In his blunt assessment of the tenacious Taliban insurgency, McChrystal warned that unless the U.S. and its allies gain the initiative and reverse the momentum of the militants within the next year the U.S. "risks an outcome where defeating the insurgency is no longer possible."
The content of the report was first reported by The Washington Post, which said it withheld publication of portions of the document at the government's request.
Morrell confirmed the report, but said the Pentagon would not release McChrystal's assessment.
"While we would have much preferred none of this be made public at this time we appreciate the paper's willingness to edit out those passages which would likely have endangered personnel and operations in Afghanistan," Morrell said in an e-mail statement.
The Pentagon and the White House are awaiting a separate, more detailed request for additional troops and resources. Media reports Friday and Saturday said McChrystal has finished it but was told to pocket it, partly because of the charged politics surrounding the decision. McChrystal's senior spokesman, Rear Adm. Gregory Smith, told The Associated Press on Sunday the report is not complete.
On Monday, another Pentagon spokesman said he cannot predict when the request will arrive, and said McChrystal's depiction of the war is one tool the administration will use to choose its path.

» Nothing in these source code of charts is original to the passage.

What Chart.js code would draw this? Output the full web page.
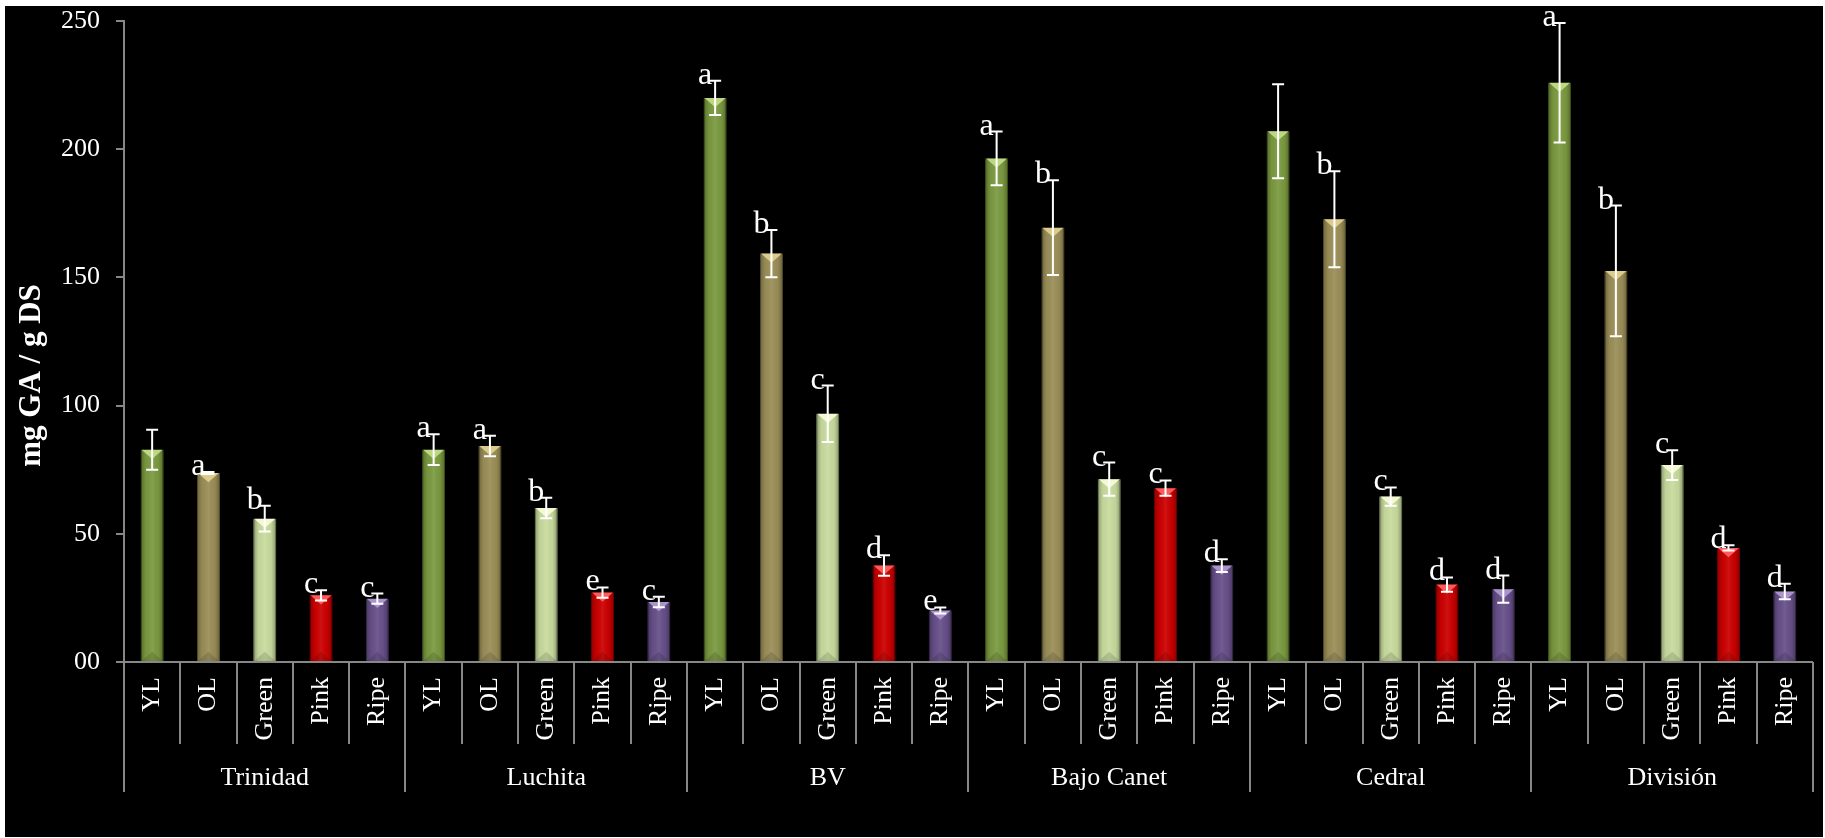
<!DOCTYPE html>
<html>
<head>
<meta charset="utf-8">
<script src="https://cdn.jsdelivr.net/npm/chart.js@4"></script>
<style>
  html, body { margin: 0; padding: 0; background: #fff; }
  #wrap { position: absolute; left: 5px; top: 6px; width: 1818px; height: 831px; background: #000; }
</style>
</head>
<body>
<div id="wrap"><canvas id="phenolChart"></canvas></div>
<script>
const locations = ['Trinidad', 'Luchita', 'BV', 'Bajo Canet', 'Cedral', 'División'];
const stages = ['YL', 'OL', 'Green', 'Pink', 'Ripe'];

// mean mg GA / g DS per stage (YL, OL, Green, Pink, Ripe)
const trinidad  = [82.8, 73.7, 55.9, 26.0, 24.7];
const luchita   = [82.8, 84.2, 60.1, 27.1, 23.4];
const bv        = [220.0, 159.3, 96.8, 37.6, 20.1];
const bajoCanet = [196.4, 169.4, 71.3, 67.8, 37.6];
const cedral    = [207.0, 172.7, 64.5, 30.2, 28.4];
const division  = [225.9, 152.5, 76.8, 44.5, 27.5];

// standard deviation
const trinidadErr  = [7.8, 0.4, 5.0, 2.0, 2.0];
const luchitaErr   = [6.0, 4.0, 4.0, 2.0, 2.0];
const bvErr        = [6.7, 9.2, 11.0, 4.0, 1.2];
const bajoCanetErr = [10.5, 18.5, 6.5, 3.0, 2.5];
const cedralErr    = [18.3, 18.7, 3.6, 2.8, 5.3];
const divisionErr  = [23.3, 25.5, 5.8, 1.0, 3.0];

// significance letters
const trinidadSig  = ['', 'a', 'b', 'c', 'c'];
const luchitaSig   = ['a', 'a', 'b', 'e', 'c'];
const bvSig        = ['a', 'b', 'c', 'd', 'e'];
const bajoCanetSig = ['a', 'b', 'c', 'c', 'd'];
const cedralSig    = ['', 'b', 'c', 'd', 'd'];
const divisionSig  = ['a', 'b', 'c', 'd', 'd'];

const yTicks = [0, 50, 100, 150, 200, 250];
const yTitle = 'mg GA / g DS';

const values = [].concat(trinidad, luchita, bv, bajoCanet, cedral, division);
const errors = [].concat(trinidadErr, luchitaErr, bvErr, bajoCanetErr, cedralErr, divisionErr);
const letters = [].concat(trinidadSig, luchitaSig, bvSig, bajoCanetSig, cedralSig, divisionSig);
const stageLabels = [];
locations.forEach(() => stages.forEach(s => stageLabels.push(s)));

const stageFill = ['#7b9a40', '#9b8f58', '#c9dc9e', '#cc0000', '#67508a'];
const stageEdge = ['#5a7528', '#776b3c', '#a2b27c', '#990000', '#4b3868'];
const stageTop  = ['#bcd882', '#dccb8a', '#f4f9d4', '#ff5a5a', '#ab93cb'];

const FONT = "'Times New Roman', 'Liberation Serif', serif";
const AXIS = '#878787';

const barExtras = {
    id: 'barExtras',
    afterDatasetsDraw(chart) {
        const ctx = chart.ctx;
        const yScale = chart.scales.y;
        const meta = chart.getDatasetMeta(0);
        ctx.save();
        meta.data.forEach((bar, i) => {
            const p = bar.getProps(['x', 'y', 'base', 'width'], true);
            const left = p.x - p.width / 2;
            const right = p.x + p.width / 2;
            const h = p.base - p.y;

            // rounded shading across the bar
            const g = ctx.createLinearGradient(left, 0, right, 0);
            g.addColorStop(0, 'rgba(0,0,0,0.30)');
            g.addColorStop(0.22, 'rgba(0,0,0,0.04)');
            g.addColorStop(0.5, 'rgba(255,255,255,0.07)');
            g.addColorStop(0.78, 'rgba(0,0,0,0.04)');
            g.addColorStop(1, 'rgba(0,0,0,0.32)');
            ctx.fillStyle = g;
            ctx.fillRect(left, p.y, p.width, h);

            // bevel at the top and base
            const tri = Math.min(p.width * 0.4, h / 2);
            ctx.fillStyle = stageTop[i % 5];
            ctx.beginPath();
            ctx.moveTo(left + 1, p.y);
            ctx.lineTo(right - 1, p.y);
            ctx.lineTo(p.x, p.y + tri);
            ctx.closePath();
            ctx.fill();

            ctx.fillStyle = 'rgba(0,0,0,0.13)';
            ctx.beginPath();
            ctx.moveTo(left + 1, p.base);
            ctx.lineTo(right - 1, p.base);
            ctx.lineTo(p.x, p.base - tri);
            ctx.closePath();
            ctx.fill();
        });

        // error bars
        ctx.strokeStyle = '#fff';
        ctx.lineWidth = 2;
        meta.data.forEach((bar, i) => {
            const x = bar.x;
            const yTop = yScale.getPixelForValue(values[i] + errors[i]);
            const yBot = yScale.getPixelForValue(values[i] - errors[i]);
            ctx.beginPath();
            ctx.moveTo(x, yTop); ctx.lineTo(x, yBot);
            ctx.moveTo(x - 6, yTop); ctx.lineTo(x + 6, yTop);
            ctx.moveTo(x - 6, yBot); ctx.lineTo(x + 6, yBot);
            ctx.stroke();
        });

        // letters
        ctx.fillStyle = '#fff';
        ctx.font = '32px ' + FONT;
        ctx.textAlign = 'center';
        ctx.textBaseline = 'alphabetic';
        meta.data.forEach((bar, i) => {
            if (!letters[i]) return;
            const yTop = yScale.getPixelForValue(values[i] + errors[i]);
            ctx.fillText(letters[i], bar.x - 10, yTop + 3);
        });
        ctx.restore();
    }
};

// divider lines under the axis (short per stage, long per location) and the y title
const axisDecor = {
    id: 'axisDecor',
    afterDraw(chart) {
        const xs = chart.scales.x;
        const xg = chart.scales.x2;
        const ys = chart.scales.y;
        const ctx = chart.ctx;
        const n = stageLabels.length;
        const step = (xs.right - xs.left) / n;
        ctx.save();
        ctx.strokeStyle = AXIS;
        ctx.lineWidth = 2;
        for (let i = 0; i <= n; i++) {
            const px = Math.round(xs.left + i * step);
            const bottom = i % stages.length === 0 ? xg.bottom : xs.bottom;
            ctx.beginPath();
            ctx.moveTo(px, xs.top);
            ctx.lineTo(px, bottom);
            ctx.stroke();
        }

        // title sits a bit below the middle of the axis
        ctx.translate(ys.left + 27, (ys.top + ys.bottom) / 2 + 34);
        ctx.rotate(-Math.PI / 2);
        ctx.fillStyle = '#fff';
        ctx.font = 'bold 31px ' + FONT;
        ctx.textAlign = 'center';
        ctx.textBaseline = 'middle';
        ctx.fillText(yTitle, 0, 0);
        ctx.restore();
    }
};

const ctx = document.getElementById('phenolChart').getContext('2d');
new Chart(ctx, {
    type: 'bar',
    data: {
        labels: stageLabels,
        datasets: [{
            data: values,
            backgroundColor: values.map((v, i) => stageFill[i % 5]),
            borderColor: values.map((v, i) => stageEdge[i % 5]),
            borderWidth: 1,
            barPercentage: 0.41,
            categoryPercentage: 1
        }]
    },
    options: {
        responsive: true,
        maintainAspectRatio: false,
        animation: false,
        layout: { padding: { top: 15, right: 1, bottom: 45, left: 0 } },
        plugins: {
            legend: { display: false },
            tooltip: { enabled: false }
        },
        scales: {
            x: {
                type: 'category',
                position: 'bottom',
                weight: 0,
                offset: true,
                grid: { display: false },
                border: { display: true, color: AXIS, width: 2 },
                ticks: {
                    color: '#fff',
                    font: { family: FONT, size: 26 },
                    autoSkip: false,
                    minRotation: 90,
                    maxRotation: 90,
                    padding: 7
                },
                afterFit: s => { s.height = 82; }
            },
            x2: {
                type: 'category',
                position: 'bottom',
                weight: 1,
                offset: true,
                labels: locations,
                grid: { display: false },
                border: { display: false },
                ticks: {
                    color: '#fff',
                    font: { family: FONT, size: 26 },
                    autoSkip: false,
                    maxRotation: 0,
                    padding: 11
                },
                afterFit: s => { s.height = 48; }
            },
            y: {
                min: yTicks[0],
                max: yTicks[yTicks.length - 1],
                afterBuildTicks: s => { s.ticks = yTicks.map(v => ({ value: v })); },
                grid: { drawOnChartArea: false, color: AXIS, lineWidth: 2, tickLength: 8 },
                border: { display: true, color: AXIS, width: 2 },
                ticks: {
                    color: '#fff',
                    font: { family: FONT, size: 26, lineHeight: 1 },
                    padding: 16,
                    callback: v => v === 0 ? '00' : v
                },
                afterFit: s => {
                    s.width = 119;
                    s.paddingTop = 8;
                    s.paddingBottom = 0;
                }
            }
        }
    },
    plugins: [barExtras, axisDecor]
});
</script>
</body>
</html>
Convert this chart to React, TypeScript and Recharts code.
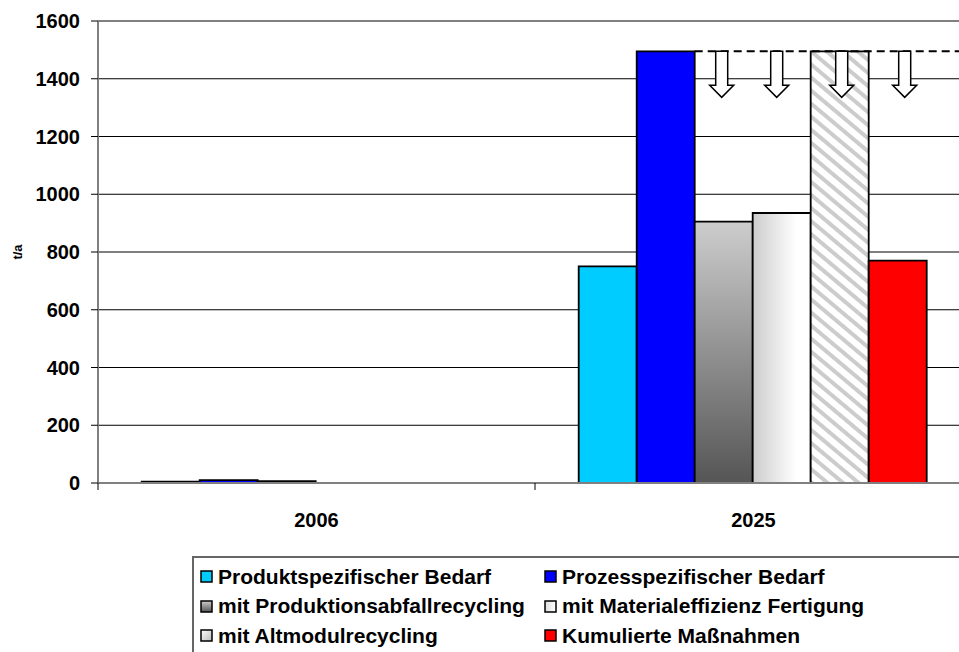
import React from "react";
import {
  BarChart,
  Bar,
  XAxis,
  YAxis,
  CartesianGrid,
  ReferenceLine,
  LabelList,
} from "recharts";

// categories and series values (t/a)
const years = ["2006", "2025"];
const produktBedarf = [5, 750];
const prozessBedarf = [10, 1495];
const abfallRecycling = [6, 905];
const materialEffizienz = [0, 935];
const altmodulRecycling = [0, 1495];
const kumuliert = [0, 770];
const yTicks = [0, 200, 400, 600, 800, 1000, 1200, 1400, 1600];

const seriesNames = [
  "Produktspezifischer Bedarf",
  "Prozesspezifischer Bedarf",
  "mit Produktionsabfallrecycling",
  "mit Materialeffizienz Fertigung",
  "mit Altmodulrecycling",
  "Kumulierte Maßnahmen",
];
const seriesFills = [
  "#00CCFF",
  "#0000FF",
  "url(#gradGray)",
  "url(#gradWhite)",
  "url(#hatch)",
  "#FF0000",
];
const legendFills = [
  "#00CCFF",
  "#0000FF",
  "url(#lgGray)",
  "url(#lgWhite)",
  "url(#lgLight)",
  "#FF0000",
];

const data = years.map((year, i) => ({
  year,
  s0: produktBedarf[i],
  s1: prozessBedarf[i],
  s2: abfallRecycling[i],
  s3: materialEffizienz[i],
  s4: altmodulRecycling[i],
  s5: kumuliert[i],
}));

const CHART_W = 990;
const CHART_H = 540;
const Y_AXIS_W = 98;
const MARGIN = { top: 21, right: 18, bottom: 0, left: 0 };
const BAND = (CHART_W - MARGIN.left - MARGIN.right - Y_AXIS_W) / years.length;
const FONT = "'Liberation Sans', Arial, sans-serif";

// small nudges so the arrows sit where they were placed on the original sheet
const arrowShift = [-2, -5, 2, 7];

const XTick = (props: any) => {
  const { x, y, payload } = props;
  const edge = x - BAND / 2;
  return (
    <g>
      <line x1={edge} x2={edge} y1={y} y2={y + 7} stroke="#000" strokeWidth={1} />
      <text
        x={x}
        y={y + 44}
        textAnchor="middle"
        fontSize={20}
        fontWeight="bold"
        fontFamily={FONT}
        fill="#000"
      >
        {payload.value}
      </text>
    </g>
  );
};

// dashed target line from the process demand bar, plus the reduction arrows
const Reductions = (props: any) => {
  const vb = props.viewBox || props;
  const { x, y, width, height } = vb;
  const value = Number(props.value);
  if (!value || !height || value < 100) return null;
  const base = y + height;
  const target = base - (height * prozessBedarf[1]) / value;
  const blueRight = x - 3 * width;
  const shaft = 6;
  const head = 12;
  const len = 46;
  const headLen = 12;
  return (
    <g>
      <line
        x1={blueRight}
        x2={CHART_W}
        y1={target}
        y2={target}
        stroke="#000"
        strokeWidth={2}
        strokeDasharray="8 5"
      />
      {arrowShift.map((s, i) => {
        const cx = blueRight + width * (i + 0.5) + s;
        const t = target;
        const pts = [
          [cx - shaft, t],
          [cx + shaft, t],
          [cx + shaft, t + len - headLen],
          [cx + head, t + len - headLen],
          [cx, t + len],
          [cx - head, t + len - headLen],
          [cx - shaft, t + len - headLen],
        ]
          .map((p) => p.join(","))
          .join(" ");
        return (
          <polygon key={i} points={pts} fill="#fff" stroke="#000" strokeWidth={1.5} />
        );
      })}
    </g>
  );
};

const Defs = () => (
  <defs>
    <linearGradient id="gradGray" x1="0" y1="0" x2="0" y2="1">
      <stop offset="0%" stopColor="#CDCDCD" />
      <stop offset="100%" stopColor="#555555" />
    </linearGradient>
    <linearGradient id="gradWhite" x1="0" y1="0" x2="1" y2="0">
      <stop offset="0%" stopColor="#CCCCCC" />
      <stop offset="75%" stopColor="#FFFFFF" />
      <stop offset="100%" stopColor="#FFFFFF" />
    </linearGradient>
    <pattern
      id="hatch"
      width="10"
      height="10"
      patternUnits="userSpaceOnUse"
      patternTransform="rotate(-50)"
    >
      <rect width="10" height="10" fill="#fff" />
      <rect width="4" height="10" fill="#CCCCCC" />
    </pattern>
  </defs>
);

const LegendDefs = () => (
  <defs>
    <linearGradient id="lgGray" x1="0" y1="0" x2="0" y2="1">
      <stop offset="0%" stopColor="#CDCDCD" />
      <stop offset="100%" stopColor="#555555" />
    </linearGradient>
    <linearGradient id="lgWhite" x1="0" y1="0" x2="1" y2="0">
      <stop offset="0%" stopColor="#DDDDDD" />
      <stop offset="100%" stopColor="#FFFFFF" />
    </linearGradient>
    <linearGradient id="lgLight" x1="0" y1="0" x2="1" y2="1">
      <stop offset="0%" stopColor="#FFFFFF" />
      <stop offset="100%" stopColor="#BBBBBB" />
    </linearGradient>
  </defs>
);

export default function App() {
  return (
    <div
      style={{
        position: "fixed",
        left: 0,
        top: 0,
        width: 959,
        height: 652,
        overflow: "hidden",
        background: "#fff",
        fontFamily: FONT,
      }}
    >
      <BarChart
        width={CHART_W}
        height={CHART_H}
        data={data}
        margin={MARGIN}
        barCategoryGap="10%"
        barGap={0}
      >
        <Defs />
        <CartesianGrid horizontal vertical={false} stroke="#000" strokeWidth={1} />
        <XAxis
          dataKey="year"
          height={57}
          tickSize={0}
          tickMargin={0}
          tickLine={false}
          axisLine={{ stroke: "#808080", strokeWidth: 2 }}
          tick={<XTick />}
          interval={0}
        />
        <YAxis
          width={Y_AXIS_W}
          domain={[0, 1600]}
          ticks={yTicks}
          interval={0}
          tickSize={7}
          tickMargin={11}
          tickLine={{ stroke: "#000" }}
          axisLine={{ stroke: "#808080", strokeWidth: 2 }}
          tick={{ fontSize: 20, fontWeight: "bold", fill: "#000", fontFamily: FONT }}
          label={{
            value: "t/a",
            angle: -90,
            position: "center",
            dx: -32,
            style: { fontSize: 13, fontWeight: "bold", fill: "#000", fontFamily: FONT },
          }}
        />
        <ReferenceLine y={1600} stroke="#808080" strokeWidth={2} />
        {seriesNames.map((name, i) => (
          <Bar
            key={name}
            dataKey={`s${i}`}
            name={name}
            fill={seriesFills[i]}
            stroke="#000"
            strokeWidth={1.8}
            isAnimationActive={false}
          >
            {i === 5 && <LabelList dataKey="s5" content={<Reductions />} />}
          </Bar>
        ))}
      </BarChart>

      <div
        style={{
          position: "absolute",
          left: 192,
          top: 556,
          width: 780,
          height: 120,
          border: "2px solid #666",
          boxSizing: "border-box",
          display: "grid",
          gridTemplateColumns: "344px auto",
          gridAutoRows: "29.5px",
          paddingTop: 4,
          fontSize: 21,
          fontWeight: "bold",
          color: "#000",
        }}
      >
        {seriesNames.map((name, i) => (
          <div key={name} style={{ display: "flex", alignItems: "center", paddingLeft: 6 }}>
            <svg width={13} height={13} style={{ marginRight: 5, flex: "none" }}>
              {i === 0 && <LegendDefs />}
              <rect
                x={1}
                y={1}
                width={11}
                height={11}
                fill={legendFills[i]}
                stroke="#000"
                strokeWidth={1.5}
              />
            </svg>
            <span style={{ whiteSpace: "nowrap" }}>{name}</span>
          </div>
        ))}
      </div>
    </div>
  );
}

"The way forward in Afghanistan ... is more complex than just the security aspect of it," Pentagon spokesman Bryan Whitman said. "There are political aspects, developmental aspects, economic, a range of things you have to look at."
A spokesman for Afghanistan's Defense Ministry said Sunday the Afghan government would not second-guess international military commanders on the need for more troops, but said that the greatest need is on the other side of the Afghan-Pakistan border, where the insurgency is infiltrating Afghanistan.
In Congress, the war has taken on a highly partisan edge. Senate Republicans are demanding more forces to turn around a war that soon will enter its ninth year, while members of Obama's own Democratic Party are trying to put on the brakes. Obama said in the Sunday interviews that he will not allow politics to govern his decision.
The president said he has not asked McChrystal to sit on his request for U.S. reinforcements.
"No, no, no, no," Obama responded when asked whether he or aides had directed McChrystal to temporarily withhold a request for additional U.S. forces and other resources.
"Are we doing the right thing?" he asked during one of a series of interviews broadcast Sunday. "Are we pursuing the right strategy?"
Obama gave no deadline for making a decision about whether to send more Americans into harm's way.
"The only thing I've said to my folks is, 'A, I want an unvarnished assessment, but, B, I don't want to put the resource question before the strategy question,"' Obama said. "Because there is a natural inclination to say, 'If I get more, then I can do more.' "
Mullen told Congress last week he expected McChrystal's request for additional forces and other resources "in the very near future." The White House has remained vague about how long it would take to receive the report and act on it.
Obama spoke on CNN's "State of the Union," ABC's "This Week," NBC's "Meet the Press," and CBS' "Face the Nation."